TORONTO (Reuters) – Canada Pension Plan Investment Board, one of the world’s largest private equity investors, may boost its exposure to emerging markets this year, a leading CPPIB executive said.
In the past year CPPIB participated in C$7 billion ($6.66 billion) of new transactions – with 37 new investments in private assets – as it took advantage of an investment horizon and scale that is several times larger than many private equity funds.
As CPPIB looks at fiscal 2011, which began last month, it will likely invest more in emerging market funds, especially in fast-growing Asian economies.
“We will continue to be probably among the largest investors in the world in third party funds,” said Mark Wiseman, CPPIB’s executive vice-president for investments, in an interview ahead of the annual Canadian Venture Capital and Private Equity Association (CVCA) conference in Ottawa.
“If I were going to take a guess to how that breaks down geographically, I would suspect you’ll see more activity in emerging markets for us,” Wiseman said, “primarily more in Asia, meaning China and Korea, and in India.”
CPPIB, which has some C$127 billion in assets under management, invests in about 155 funds around the world, with a little more than 50 of them considered to be core.
For Wiseman, that is a reflection of CPPIB’s view that diversification is the enemy when it comes to investment in third party funds, because it dilutes the yield of top peformers.

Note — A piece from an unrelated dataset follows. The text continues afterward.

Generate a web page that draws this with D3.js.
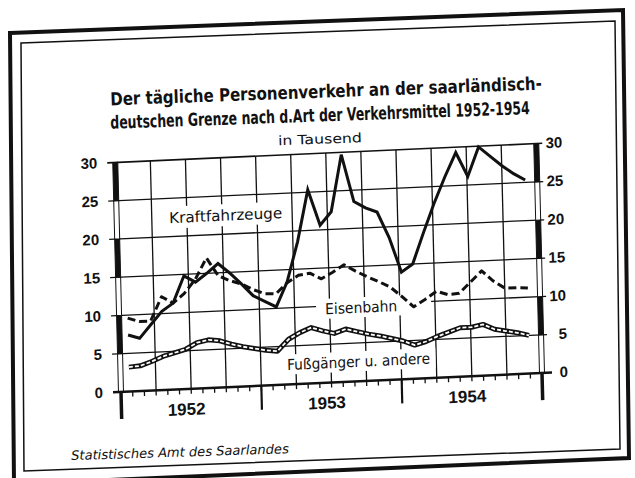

Put differently, buying into more funds increases the chances of picking a poor performer.
CPPIB also invests directly in certain companies alongside the private equity firms it is involved with.
The strategy allowed it to be involved in three of the top five global private equity deals of 2009, including the largest leveraged buyout of the year — the $4 billion acquisition by CPPIB and U.S. private equity firm TPG [TPG.UL] of IMS Health Inc RX.N, a prescription drug sales data provider.
Wiseman does not expect to repeat that record in fiscal 2011, which began April 1, in part because the fund will see more competition from other private equity funds that have begun to strengthen again as the global economic crisis wanes.
“My best guess is that in 2010, the pie will actually grow, but the portion of the pie we will actually capture will shrink.”